* _Collected material_
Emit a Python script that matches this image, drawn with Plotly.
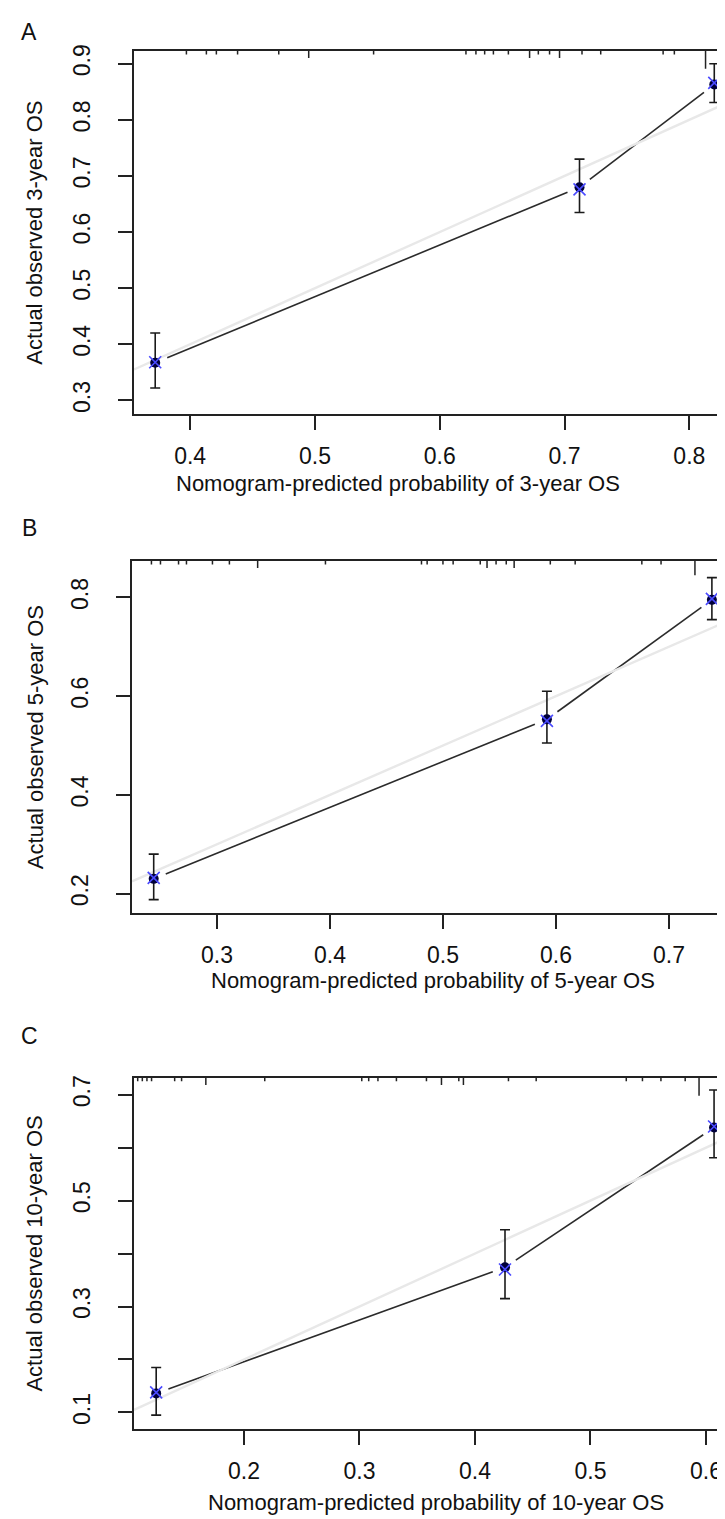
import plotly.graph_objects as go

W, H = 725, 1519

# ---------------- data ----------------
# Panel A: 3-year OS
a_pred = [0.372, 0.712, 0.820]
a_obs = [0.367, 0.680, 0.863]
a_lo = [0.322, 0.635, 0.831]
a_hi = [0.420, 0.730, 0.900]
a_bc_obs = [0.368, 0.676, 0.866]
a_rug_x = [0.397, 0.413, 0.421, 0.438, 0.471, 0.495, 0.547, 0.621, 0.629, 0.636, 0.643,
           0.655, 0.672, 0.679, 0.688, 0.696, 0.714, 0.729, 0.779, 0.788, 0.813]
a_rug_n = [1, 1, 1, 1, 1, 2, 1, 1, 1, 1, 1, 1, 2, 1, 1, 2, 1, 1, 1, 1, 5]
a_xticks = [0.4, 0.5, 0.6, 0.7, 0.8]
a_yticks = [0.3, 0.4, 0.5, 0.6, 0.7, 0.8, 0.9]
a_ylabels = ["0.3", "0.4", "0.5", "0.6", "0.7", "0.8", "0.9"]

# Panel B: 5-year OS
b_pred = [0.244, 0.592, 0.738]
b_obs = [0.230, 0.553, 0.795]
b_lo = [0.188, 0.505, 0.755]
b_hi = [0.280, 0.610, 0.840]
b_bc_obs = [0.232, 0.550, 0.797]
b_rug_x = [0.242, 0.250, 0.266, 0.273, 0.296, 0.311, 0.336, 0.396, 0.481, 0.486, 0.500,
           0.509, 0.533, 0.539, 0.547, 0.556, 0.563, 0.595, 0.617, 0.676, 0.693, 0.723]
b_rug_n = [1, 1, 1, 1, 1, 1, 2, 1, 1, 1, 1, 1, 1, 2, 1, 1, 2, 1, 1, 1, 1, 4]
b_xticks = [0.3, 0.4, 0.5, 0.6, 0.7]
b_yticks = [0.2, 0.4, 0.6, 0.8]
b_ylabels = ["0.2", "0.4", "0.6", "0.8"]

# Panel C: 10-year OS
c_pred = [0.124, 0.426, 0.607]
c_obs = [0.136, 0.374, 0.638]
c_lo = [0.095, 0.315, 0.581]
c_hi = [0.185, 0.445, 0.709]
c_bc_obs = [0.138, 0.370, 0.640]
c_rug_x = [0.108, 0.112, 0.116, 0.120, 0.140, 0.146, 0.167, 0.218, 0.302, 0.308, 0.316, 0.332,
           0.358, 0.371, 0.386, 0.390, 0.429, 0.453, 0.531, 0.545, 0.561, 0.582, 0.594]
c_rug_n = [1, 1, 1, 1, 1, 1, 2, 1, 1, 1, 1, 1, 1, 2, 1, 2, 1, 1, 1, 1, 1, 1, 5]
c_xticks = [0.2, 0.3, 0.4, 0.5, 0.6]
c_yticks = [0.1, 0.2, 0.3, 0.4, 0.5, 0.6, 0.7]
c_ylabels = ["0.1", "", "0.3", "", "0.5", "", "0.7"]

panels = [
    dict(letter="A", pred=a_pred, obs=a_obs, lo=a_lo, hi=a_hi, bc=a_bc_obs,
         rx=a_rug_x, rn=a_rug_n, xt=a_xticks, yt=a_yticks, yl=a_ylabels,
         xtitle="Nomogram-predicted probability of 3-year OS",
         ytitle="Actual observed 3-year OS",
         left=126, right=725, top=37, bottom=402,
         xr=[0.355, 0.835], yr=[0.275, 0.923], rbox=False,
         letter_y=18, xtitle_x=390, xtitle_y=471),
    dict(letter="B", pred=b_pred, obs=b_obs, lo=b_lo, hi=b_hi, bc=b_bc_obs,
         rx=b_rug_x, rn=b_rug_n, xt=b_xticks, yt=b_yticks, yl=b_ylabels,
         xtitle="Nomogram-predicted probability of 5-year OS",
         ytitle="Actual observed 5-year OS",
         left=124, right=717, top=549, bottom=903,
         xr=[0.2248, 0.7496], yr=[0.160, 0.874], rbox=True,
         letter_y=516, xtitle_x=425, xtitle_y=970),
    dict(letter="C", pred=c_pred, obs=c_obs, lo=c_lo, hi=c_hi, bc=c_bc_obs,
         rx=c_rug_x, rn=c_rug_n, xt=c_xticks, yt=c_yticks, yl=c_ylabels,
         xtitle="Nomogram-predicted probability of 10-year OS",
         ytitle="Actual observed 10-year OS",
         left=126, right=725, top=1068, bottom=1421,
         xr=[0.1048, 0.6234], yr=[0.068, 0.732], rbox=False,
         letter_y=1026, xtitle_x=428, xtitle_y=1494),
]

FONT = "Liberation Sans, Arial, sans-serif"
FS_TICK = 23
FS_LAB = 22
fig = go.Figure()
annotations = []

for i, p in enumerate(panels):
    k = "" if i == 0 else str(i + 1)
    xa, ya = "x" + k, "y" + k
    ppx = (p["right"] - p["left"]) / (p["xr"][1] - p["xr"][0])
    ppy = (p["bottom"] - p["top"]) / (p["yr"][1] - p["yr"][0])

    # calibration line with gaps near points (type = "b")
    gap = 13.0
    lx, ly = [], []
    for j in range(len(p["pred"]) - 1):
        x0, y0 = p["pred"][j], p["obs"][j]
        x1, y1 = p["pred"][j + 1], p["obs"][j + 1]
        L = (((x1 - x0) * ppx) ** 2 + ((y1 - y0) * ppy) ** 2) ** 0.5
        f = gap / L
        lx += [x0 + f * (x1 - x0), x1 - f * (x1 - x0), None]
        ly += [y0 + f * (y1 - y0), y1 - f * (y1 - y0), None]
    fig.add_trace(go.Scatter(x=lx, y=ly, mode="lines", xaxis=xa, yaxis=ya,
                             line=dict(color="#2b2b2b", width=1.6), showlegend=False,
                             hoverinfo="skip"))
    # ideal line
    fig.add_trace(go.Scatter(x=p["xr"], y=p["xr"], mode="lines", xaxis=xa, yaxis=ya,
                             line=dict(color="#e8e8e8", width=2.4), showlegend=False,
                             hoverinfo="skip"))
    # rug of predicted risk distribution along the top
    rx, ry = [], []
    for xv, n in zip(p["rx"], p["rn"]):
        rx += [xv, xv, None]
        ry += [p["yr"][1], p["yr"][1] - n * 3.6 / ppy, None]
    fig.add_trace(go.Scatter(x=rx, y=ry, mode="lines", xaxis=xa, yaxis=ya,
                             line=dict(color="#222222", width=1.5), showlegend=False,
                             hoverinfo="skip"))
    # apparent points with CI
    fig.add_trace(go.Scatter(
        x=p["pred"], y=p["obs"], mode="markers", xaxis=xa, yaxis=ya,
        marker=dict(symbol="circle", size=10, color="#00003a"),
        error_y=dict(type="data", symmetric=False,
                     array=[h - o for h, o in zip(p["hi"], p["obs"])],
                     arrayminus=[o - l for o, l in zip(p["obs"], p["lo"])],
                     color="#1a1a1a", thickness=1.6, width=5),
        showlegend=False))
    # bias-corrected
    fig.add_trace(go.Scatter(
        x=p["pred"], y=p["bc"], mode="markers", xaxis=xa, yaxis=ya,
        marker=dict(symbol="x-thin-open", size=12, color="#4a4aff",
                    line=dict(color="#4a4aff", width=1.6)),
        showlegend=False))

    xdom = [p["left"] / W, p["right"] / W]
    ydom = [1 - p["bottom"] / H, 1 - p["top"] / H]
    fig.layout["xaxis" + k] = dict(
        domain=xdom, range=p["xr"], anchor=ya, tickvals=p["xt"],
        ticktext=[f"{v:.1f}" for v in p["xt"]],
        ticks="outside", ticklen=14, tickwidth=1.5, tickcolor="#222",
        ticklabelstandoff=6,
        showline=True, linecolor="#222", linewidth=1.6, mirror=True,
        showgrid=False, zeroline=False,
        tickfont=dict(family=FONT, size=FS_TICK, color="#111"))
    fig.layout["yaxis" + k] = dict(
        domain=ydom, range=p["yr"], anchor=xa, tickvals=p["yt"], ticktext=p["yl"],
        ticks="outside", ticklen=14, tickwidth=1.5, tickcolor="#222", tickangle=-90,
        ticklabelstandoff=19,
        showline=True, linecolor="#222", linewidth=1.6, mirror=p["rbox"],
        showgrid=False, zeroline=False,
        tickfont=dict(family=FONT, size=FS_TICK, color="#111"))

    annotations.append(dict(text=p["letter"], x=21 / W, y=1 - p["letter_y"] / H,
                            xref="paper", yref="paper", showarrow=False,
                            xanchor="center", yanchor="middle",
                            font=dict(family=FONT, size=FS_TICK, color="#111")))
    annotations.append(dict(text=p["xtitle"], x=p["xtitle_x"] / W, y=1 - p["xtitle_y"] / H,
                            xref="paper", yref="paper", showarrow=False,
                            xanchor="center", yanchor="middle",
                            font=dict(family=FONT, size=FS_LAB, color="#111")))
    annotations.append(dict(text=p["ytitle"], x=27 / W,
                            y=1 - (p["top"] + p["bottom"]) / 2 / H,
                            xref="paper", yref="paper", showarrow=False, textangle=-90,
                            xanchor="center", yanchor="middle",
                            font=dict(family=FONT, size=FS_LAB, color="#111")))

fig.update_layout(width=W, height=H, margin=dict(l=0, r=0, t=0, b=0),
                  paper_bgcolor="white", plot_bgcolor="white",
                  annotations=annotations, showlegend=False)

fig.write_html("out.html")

* _Goal of the exercise_
Repeat only the lines from the beginning of the material through the line containing "W, H = 725, 1519", both ends kept, leaving pictures out.

* _Final result_
Emit a Python script that matches this image, drawn with Plotly.
import plotly.graph_objects as go

W, H = 725, 1519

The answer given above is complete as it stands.